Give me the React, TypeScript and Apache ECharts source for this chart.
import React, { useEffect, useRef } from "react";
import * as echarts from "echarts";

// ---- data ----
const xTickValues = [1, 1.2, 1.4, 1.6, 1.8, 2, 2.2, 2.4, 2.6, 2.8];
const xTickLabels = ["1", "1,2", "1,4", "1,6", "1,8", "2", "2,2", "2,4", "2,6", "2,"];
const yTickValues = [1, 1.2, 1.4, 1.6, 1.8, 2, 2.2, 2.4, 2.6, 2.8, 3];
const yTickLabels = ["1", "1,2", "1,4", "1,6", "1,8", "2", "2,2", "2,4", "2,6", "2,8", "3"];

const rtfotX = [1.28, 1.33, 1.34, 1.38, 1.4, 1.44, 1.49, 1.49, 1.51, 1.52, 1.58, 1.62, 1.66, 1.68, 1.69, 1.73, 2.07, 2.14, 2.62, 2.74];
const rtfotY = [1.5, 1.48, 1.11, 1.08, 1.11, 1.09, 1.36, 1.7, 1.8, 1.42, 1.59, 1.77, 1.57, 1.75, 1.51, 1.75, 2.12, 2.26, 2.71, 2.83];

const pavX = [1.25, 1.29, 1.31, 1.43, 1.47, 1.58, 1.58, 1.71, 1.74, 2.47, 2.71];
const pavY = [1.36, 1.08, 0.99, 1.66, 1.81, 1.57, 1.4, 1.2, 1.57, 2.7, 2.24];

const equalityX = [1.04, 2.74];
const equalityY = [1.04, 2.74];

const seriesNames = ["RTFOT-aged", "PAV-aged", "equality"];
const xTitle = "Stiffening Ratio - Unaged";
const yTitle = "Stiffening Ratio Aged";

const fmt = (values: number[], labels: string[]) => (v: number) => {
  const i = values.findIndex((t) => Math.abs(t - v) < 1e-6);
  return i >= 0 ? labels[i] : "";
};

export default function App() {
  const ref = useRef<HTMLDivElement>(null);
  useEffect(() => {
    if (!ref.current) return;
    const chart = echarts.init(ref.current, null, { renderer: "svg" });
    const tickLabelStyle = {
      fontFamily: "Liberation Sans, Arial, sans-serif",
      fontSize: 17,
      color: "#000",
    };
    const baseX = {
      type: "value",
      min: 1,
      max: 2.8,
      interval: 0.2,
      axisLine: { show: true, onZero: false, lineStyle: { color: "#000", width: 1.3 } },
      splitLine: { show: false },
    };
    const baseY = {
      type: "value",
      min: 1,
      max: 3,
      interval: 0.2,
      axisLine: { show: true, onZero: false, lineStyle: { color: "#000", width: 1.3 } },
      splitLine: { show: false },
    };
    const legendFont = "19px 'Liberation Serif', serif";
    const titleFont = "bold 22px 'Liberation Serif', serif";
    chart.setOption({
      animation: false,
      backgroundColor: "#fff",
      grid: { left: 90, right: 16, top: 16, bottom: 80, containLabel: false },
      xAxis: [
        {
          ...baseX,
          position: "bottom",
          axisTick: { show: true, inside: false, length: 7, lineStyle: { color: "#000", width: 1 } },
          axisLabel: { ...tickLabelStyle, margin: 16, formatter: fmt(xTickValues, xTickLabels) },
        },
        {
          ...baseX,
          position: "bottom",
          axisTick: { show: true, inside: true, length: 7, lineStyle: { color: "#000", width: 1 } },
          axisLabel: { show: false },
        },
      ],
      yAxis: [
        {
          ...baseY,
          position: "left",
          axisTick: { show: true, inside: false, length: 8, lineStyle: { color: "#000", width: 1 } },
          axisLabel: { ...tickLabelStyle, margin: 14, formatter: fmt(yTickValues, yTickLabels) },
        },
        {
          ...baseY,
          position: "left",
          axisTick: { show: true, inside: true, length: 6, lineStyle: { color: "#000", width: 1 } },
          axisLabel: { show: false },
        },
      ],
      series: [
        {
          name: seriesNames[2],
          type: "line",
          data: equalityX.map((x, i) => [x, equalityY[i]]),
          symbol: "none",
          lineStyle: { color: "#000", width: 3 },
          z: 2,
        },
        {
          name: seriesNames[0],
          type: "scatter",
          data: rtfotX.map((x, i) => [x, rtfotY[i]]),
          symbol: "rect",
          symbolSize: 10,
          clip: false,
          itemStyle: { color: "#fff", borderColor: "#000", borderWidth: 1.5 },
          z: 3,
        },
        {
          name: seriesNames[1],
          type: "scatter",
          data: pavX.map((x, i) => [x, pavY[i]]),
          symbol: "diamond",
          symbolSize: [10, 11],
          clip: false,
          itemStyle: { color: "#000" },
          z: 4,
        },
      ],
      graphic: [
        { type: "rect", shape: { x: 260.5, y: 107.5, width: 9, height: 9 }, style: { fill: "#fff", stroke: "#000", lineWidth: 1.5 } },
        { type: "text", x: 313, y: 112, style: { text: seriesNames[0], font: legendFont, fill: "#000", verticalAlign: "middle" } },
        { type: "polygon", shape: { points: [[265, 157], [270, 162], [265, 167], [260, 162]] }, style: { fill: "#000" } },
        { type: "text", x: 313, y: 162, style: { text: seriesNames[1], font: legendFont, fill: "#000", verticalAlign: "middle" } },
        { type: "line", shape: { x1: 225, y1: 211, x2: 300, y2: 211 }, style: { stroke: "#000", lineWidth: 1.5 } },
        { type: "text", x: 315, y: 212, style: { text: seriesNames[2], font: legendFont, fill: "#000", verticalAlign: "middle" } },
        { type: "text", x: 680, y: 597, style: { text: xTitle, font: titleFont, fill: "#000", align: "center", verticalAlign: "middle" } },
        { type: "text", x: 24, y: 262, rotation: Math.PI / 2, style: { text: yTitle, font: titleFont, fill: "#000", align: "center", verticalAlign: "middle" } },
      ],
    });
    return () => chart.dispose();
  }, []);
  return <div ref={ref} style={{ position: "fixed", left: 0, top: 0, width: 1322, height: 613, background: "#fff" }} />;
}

* * *

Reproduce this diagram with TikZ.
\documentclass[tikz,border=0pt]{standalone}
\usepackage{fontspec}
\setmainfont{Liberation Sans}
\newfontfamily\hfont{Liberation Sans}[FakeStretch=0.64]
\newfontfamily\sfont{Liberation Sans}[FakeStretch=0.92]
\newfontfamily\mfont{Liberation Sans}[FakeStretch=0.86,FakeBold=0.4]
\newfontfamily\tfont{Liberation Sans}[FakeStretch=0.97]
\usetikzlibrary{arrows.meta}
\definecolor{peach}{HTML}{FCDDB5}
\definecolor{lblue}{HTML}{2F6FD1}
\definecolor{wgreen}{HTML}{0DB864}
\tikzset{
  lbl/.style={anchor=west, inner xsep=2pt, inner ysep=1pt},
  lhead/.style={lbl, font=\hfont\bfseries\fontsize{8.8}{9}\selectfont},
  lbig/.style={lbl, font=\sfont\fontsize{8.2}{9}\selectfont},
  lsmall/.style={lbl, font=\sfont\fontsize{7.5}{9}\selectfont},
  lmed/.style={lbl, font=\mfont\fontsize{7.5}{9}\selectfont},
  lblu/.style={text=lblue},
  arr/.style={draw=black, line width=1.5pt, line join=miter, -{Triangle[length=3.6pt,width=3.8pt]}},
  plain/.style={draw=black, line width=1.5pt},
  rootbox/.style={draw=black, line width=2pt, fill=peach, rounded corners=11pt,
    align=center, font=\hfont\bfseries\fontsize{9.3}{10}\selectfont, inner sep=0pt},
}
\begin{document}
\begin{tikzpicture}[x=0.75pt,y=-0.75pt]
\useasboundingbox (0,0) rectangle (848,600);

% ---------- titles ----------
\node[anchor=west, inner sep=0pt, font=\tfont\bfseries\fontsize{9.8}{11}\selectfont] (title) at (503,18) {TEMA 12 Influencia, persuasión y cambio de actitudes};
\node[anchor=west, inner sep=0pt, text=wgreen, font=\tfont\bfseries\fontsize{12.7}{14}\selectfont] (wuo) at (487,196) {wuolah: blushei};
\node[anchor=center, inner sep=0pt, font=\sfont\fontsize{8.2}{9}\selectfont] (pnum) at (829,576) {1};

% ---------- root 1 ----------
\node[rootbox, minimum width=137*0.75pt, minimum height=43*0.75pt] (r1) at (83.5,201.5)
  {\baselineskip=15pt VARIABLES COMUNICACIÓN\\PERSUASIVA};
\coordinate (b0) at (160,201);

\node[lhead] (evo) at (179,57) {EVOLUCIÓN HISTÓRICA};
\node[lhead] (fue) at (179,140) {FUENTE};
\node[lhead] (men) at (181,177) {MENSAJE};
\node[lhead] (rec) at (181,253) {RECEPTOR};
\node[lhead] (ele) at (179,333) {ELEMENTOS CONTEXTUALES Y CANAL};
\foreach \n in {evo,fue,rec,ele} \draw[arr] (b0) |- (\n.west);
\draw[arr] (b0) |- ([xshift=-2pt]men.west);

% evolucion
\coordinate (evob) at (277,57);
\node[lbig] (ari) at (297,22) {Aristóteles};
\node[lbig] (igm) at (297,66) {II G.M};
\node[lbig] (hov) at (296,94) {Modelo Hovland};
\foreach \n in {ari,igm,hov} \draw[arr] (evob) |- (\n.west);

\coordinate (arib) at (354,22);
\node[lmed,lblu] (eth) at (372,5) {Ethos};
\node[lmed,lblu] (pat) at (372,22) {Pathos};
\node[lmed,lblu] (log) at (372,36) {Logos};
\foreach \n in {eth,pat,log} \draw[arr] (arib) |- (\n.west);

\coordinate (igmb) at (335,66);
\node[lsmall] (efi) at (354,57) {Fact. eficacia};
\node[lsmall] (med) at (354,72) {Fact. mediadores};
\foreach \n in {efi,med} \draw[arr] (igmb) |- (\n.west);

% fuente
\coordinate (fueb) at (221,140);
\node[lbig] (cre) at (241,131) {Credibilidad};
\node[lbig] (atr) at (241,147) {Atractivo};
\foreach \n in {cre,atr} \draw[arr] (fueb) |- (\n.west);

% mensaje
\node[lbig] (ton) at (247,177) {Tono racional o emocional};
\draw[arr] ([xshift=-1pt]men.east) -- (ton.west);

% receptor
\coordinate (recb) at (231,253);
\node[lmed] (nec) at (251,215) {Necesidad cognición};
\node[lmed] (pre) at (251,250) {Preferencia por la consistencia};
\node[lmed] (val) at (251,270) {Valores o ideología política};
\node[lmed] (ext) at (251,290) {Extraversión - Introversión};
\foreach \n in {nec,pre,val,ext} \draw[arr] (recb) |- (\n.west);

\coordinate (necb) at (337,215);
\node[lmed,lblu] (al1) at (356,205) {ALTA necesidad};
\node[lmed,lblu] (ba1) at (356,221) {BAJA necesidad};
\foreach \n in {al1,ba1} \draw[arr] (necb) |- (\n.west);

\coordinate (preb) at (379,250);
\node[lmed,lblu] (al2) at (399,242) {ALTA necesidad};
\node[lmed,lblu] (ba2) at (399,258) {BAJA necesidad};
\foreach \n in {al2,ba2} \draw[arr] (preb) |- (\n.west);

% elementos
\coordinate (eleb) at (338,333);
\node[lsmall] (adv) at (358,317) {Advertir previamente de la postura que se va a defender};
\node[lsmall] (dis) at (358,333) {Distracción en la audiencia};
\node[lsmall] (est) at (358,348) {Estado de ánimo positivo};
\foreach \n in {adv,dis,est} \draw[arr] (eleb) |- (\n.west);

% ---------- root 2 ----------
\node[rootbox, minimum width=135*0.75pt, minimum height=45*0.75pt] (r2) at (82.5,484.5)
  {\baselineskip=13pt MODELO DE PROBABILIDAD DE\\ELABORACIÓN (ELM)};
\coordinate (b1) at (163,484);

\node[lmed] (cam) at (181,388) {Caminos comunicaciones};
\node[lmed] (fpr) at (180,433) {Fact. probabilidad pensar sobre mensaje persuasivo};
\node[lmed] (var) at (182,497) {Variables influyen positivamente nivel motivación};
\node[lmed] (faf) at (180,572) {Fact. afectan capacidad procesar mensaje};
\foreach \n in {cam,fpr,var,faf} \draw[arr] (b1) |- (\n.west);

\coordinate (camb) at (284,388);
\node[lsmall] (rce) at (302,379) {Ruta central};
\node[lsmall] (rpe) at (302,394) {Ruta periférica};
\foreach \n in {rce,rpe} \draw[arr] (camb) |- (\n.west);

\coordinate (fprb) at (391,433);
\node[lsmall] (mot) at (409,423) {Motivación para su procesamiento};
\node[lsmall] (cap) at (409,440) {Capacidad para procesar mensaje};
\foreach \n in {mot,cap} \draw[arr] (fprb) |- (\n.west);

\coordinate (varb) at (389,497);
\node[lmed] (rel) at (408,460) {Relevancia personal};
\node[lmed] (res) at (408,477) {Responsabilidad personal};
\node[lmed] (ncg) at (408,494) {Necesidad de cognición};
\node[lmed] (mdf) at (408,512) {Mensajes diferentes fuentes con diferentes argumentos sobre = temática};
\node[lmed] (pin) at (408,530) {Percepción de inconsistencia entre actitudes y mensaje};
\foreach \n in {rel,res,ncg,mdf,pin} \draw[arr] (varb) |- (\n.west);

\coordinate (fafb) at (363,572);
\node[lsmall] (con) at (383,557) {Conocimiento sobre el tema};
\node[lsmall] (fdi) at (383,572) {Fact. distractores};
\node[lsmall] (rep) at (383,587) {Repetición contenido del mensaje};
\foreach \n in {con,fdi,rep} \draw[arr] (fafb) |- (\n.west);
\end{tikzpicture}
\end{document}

* * *

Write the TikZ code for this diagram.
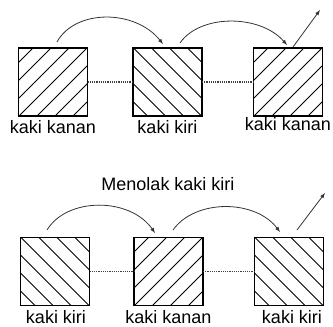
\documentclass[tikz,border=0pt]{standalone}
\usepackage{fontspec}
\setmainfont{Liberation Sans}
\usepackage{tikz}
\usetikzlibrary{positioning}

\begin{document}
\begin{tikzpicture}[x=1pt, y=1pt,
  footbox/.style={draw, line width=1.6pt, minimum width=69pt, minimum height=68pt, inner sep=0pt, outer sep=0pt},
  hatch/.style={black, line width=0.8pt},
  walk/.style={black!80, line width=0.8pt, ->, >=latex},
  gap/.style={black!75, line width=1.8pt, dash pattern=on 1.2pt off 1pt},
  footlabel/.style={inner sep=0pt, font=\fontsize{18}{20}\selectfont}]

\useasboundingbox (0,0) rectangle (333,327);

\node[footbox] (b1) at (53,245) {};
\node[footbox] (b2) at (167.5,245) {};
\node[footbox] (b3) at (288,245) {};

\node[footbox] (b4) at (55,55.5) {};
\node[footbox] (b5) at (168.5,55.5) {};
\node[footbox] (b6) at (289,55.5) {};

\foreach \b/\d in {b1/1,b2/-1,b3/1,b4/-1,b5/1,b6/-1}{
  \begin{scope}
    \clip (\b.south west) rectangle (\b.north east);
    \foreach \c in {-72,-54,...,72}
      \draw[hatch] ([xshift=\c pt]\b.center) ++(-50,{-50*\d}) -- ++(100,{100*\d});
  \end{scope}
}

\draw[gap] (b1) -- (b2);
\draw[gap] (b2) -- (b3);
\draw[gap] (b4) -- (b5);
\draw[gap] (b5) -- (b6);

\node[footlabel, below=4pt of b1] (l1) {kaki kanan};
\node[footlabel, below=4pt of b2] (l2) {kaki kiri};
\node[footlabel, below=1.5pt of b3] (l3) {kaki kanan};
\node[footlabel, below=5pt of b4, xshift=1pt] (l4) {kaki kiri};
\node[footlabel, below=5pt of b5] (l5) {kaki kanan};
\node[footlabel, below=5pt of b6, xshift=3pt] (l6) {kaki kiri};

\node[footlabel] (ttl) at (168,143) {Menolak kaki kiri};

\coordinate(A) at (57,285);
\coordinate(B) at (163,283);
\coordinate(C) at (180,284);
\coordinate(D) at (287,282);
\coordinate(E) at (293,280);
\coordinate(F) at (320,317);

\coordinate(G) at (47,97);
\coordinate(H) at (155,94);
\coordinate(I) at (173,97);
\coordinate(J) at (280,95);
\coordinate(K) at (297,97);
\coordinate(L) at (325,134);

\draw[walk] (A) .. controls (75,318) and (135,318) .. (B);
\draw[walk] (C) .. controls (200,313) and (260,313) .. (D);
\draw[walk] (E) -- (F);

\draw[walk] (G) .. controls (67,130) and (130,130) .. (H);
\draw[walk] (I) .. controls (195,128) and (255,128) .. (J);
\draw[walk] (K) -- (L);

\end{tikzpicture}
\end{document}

* * *

# What is asked
What's needed is an exact copy of the lines above from the one with "Write the TikZ code for this diagram." through the one with "(0,0) rectangle (333,327);", both included; the pictures stay out.

# Answer to this task
Write the TikZ code for this diagram.
\documentclass[tikz,border=0pt]{standalone}
\usepackage{fontspec}
\setmainfont{Liberation Sans}
\usepackage{tikz}
\usetikzlibrary{positioning}

\begin{document}
\begin{tikzpicture}[x=1pt, y=1pt,
  footbox/.style={draw, line width=1.6pt, minimum width=69pt, minimum height=68pt, inner sep=0pt, outer sep=0pt},
  hatch/.style={black, line width=0.8pt},
  walk/.style={black!80, line width=0.8pt, ->, >=latex},
  gap/.style={black!75, line width=1.8pt, dash pattern=on 1.2pt off 1pt},
  footlabel/.style={inner sep=0pt, font=\fontsize{18}{20}\selectfont}]

\useasboundingbox (0,0) rectangle (333,327);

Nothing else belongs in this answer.